◆ STATED GOAL
Spot each line that carries the word "matplotlib"; copy those lines.

◆ Extracted records
Start
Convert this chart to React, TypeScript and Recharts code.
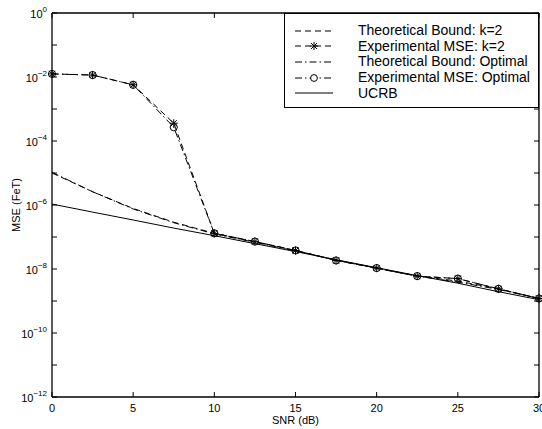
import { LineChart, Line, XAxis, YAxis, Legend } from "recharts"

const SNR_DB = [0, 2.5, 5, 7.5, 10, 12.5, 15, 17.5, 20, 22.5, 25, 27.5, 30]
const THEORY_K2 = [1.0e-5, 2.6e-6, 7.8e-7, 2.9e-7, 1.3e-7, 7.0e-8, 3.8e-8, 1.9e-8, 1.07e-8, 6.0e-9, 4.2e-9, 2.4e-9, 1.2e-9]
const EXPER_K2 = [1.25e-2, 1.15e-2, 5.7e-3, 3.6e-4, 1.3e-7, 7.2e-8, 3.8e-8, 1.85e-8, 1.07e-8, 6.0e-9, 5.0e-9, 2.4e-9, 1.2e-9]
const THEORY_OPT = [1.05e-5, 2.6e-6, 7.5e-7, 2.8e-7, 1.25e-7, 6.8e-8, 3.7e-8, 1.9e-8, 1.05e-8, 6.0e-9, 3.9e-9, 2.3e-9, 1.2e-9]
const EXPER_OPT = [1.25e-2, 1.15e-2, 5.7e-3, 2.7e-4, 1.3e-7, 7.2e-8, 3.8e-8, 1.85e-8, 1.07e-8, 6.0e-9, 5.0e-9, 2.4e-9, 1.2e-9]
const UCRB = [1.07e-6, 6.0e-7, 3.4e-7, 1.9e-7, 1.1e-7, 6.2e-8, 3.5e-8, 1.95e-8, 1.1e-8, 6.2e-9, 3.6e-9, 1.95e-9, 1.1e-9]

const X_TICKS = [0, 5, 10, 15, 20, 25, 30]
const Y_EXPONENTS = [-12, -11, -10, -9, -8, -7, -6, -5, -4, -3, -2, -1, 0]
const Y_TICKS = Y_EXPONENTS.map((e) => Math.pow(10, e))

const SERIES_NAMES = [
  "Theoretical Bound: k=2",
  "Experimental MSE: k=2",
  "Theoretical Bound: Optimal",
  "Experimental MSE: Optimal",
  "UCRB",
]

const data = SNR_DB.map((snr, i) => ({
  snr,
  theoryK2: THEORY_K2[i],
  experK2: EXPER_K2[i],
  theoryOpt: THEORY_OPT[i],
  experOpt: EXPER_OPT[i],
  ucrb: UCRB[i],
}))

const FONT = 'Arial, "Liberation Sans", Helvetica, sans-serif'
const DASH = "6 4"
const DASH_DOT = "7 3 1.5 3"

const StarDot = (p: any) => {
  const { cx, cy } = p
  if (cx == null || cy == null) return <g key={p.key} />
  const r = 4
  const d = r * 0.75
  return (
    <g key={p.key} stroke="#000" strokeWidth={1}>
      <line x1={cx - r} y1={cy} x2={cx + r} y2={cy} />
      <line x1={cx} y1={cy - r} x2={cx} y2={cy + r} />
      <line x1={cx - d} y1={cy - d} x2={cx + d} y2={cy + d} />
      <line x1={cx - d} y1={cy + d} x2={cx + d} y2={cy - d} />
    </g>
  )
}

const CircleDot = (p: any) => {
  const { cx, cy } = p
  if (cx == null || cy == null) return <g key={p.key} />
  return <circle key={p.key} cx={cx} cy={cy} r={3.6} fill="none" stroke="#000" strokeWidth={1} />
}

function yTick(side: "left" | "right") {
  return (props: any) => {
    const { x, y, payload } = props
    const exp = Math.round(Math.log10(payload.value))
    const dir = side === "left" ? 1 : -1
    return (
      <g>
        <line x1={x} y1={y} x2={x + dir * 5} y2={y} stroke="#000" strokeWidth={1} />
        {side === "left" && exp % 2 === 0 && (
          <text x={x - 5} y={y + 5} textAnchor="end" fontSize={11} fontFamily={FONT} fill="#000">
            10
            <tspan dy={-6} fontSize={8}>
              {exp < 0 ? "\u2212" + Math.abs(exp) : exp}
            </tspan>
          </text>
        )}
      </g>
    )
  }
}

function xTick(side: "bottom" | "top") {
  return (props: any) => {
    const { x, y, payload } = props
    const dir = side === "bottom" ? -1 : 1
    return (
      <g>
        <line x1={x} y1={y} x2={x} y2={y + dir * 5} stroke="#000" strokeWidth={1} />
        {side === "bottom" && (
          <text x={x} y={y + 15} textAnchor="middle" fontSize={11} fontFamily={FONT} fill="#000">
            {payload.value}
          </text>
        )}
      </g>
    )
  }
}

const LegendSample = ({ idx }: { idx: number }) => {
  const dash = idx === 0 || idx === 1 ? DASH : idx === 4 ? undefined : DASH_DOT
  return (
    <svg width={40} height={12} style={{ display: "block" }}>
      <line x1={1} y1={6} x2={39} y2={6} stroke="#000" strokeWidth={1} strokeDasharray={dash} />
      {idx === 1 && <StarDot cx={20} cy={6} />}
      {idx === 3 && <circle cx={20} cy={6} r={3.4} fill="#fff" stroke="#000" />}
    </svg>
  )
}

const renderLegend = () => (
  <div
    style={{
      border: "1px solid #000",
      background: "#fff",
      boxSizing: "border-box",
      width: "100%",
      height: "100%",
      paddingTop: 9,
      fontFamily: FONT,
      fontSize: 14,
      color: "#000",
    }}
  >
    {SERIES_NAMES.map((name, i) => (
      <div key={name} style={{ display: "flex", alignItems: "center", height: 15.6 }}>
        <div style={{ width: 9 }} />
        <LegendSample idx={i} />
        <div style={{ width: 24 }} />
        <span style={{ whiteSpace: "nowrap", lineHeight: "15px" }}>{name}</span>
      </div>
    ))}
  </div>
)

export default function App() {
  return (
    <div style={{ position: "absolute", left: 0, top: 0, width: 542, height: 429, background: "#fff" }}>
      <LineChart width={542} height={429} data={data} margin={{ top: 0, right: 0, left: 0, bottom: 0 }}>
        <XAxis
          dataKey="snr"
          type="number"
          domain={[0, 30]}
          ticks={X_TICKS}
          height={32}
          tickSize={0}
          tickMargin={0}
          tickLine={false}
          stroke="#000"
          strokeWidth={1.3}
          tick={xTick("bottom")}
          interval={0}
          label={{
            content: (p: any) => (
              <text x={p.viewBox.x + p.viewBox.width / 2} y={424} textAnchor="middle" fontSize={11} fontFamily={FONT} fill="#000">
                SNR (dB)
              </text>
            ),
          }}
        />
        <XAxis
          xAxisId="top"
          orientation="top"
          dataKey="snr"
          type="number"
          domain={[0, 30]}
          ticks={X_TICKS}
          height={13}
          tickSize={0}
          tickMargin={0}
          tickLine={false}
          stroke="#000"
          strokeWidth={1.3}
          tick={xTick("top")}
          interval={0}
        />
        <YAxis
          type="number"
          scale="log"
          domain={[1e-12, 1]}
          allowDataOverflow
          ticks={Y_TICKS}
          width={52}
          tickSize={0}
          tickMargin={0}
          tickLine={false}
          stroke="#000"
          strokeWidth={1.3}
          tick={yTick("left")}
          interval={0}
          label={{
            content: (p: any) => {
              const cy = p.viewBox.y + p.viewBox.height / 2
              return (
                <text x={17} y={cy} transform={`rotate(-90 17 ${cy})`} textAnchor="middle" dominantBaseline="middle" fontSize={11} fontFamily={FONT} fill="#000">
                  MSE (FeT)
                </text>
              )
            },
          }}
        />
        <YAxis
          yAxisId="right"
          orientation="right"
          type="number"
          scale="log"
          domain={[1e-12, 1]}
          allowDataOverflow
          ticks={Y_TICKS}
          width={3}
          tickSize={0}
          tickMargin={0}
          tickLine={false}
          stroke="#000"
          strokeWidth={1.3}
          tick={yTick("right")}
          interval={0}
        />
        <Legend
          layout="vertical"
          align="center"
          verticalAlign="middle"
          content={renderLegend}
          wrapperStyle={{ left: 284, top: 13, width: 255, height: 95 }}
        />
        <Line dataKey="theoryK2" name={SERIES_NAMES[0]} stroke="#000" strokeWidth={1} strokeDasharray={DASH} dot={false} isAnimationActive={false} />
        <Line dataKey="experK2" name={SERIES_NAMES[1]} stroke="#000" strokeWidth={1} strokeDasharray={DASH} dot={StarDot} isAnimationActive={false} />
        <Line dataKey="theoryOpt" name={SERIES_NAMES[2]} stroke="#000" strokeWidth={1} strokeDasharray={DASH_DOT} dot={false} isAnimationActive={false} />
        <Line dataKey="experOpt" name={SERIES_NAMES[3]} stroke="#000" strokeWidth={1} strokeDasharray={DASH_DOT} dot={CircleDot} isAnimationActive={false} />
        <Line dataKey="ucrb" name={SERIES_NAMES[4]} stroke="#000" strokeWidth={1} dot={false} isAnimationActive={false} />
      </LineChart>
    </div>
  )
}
End
Start
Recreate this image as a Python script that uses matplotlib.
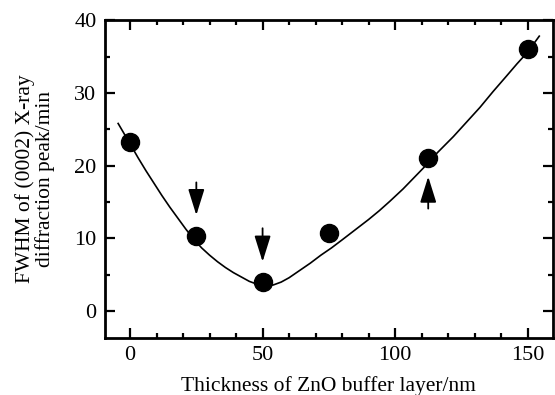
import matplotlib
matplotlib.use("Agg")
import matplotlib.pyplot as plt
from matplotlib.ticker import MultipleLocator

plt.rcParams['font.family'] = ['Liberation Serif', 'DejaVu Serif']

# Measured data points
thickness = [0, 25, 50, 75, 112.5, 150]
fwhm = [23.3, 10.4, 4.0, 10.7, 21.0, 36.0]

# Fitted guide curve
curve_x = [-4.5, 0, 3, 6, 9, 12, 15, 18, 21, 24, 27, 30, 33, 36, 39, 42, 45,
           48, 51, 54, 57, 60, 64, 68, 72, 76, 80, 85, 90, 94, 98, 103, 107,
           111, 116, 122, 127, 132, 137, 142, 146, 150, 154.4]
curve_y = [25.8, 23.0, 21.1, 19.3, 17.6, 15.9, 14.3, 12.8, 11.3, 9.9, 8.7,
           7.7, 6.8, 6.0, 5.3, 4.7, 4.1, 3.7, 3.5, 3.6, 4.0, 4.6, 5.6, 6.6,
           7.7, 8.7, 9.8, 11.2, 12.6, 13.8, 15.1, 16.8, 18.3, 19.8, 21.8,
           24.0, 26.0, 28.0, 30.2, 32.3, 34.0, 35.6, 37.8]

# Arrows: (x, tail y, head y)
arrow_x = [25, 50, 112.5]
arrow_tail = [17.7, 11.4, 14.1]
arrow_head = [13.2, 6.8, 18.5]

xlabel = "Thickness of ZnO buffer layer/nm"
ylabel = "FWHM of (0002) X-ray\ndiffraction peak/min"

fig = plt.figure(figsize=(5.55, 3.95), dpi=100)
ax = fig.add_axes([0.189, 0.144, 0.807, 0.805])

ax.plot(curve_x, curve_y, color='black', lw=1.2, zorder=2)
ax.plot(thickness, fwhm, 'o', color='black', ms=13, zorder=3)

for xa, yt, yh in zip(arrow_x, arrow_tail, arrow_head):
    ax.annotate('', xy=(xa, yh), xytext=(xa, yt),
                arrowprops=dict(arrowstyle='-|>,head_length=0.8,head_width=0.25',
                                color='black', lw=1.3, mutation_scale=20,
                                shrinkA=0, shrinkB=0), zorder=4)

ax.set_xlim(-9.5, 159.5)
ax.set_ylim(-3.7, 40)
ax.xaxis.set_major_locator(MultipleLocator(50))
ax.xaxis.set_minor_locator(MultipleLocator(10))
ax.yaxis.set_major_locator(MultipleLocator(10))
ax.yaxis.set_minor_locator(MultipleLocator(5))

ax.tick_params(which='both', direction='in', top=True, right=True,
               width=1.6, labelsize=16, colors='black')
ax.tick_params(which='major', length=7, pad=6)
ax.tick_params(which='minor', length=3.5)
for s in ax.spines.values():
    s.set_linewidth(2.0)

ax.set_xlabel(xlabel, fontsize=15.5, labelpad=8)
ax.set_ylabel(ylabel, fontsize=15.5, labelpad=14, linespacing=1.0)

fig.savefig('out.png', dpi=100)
End
◆ EXERCISE ANSWER
Recreate this image as a Python script that uses matplotlib.
import matplotlib
matplotlib.use("Agg")
import matplotlib.pyplot as plt
from matplotlib.ticker import MultipleLocator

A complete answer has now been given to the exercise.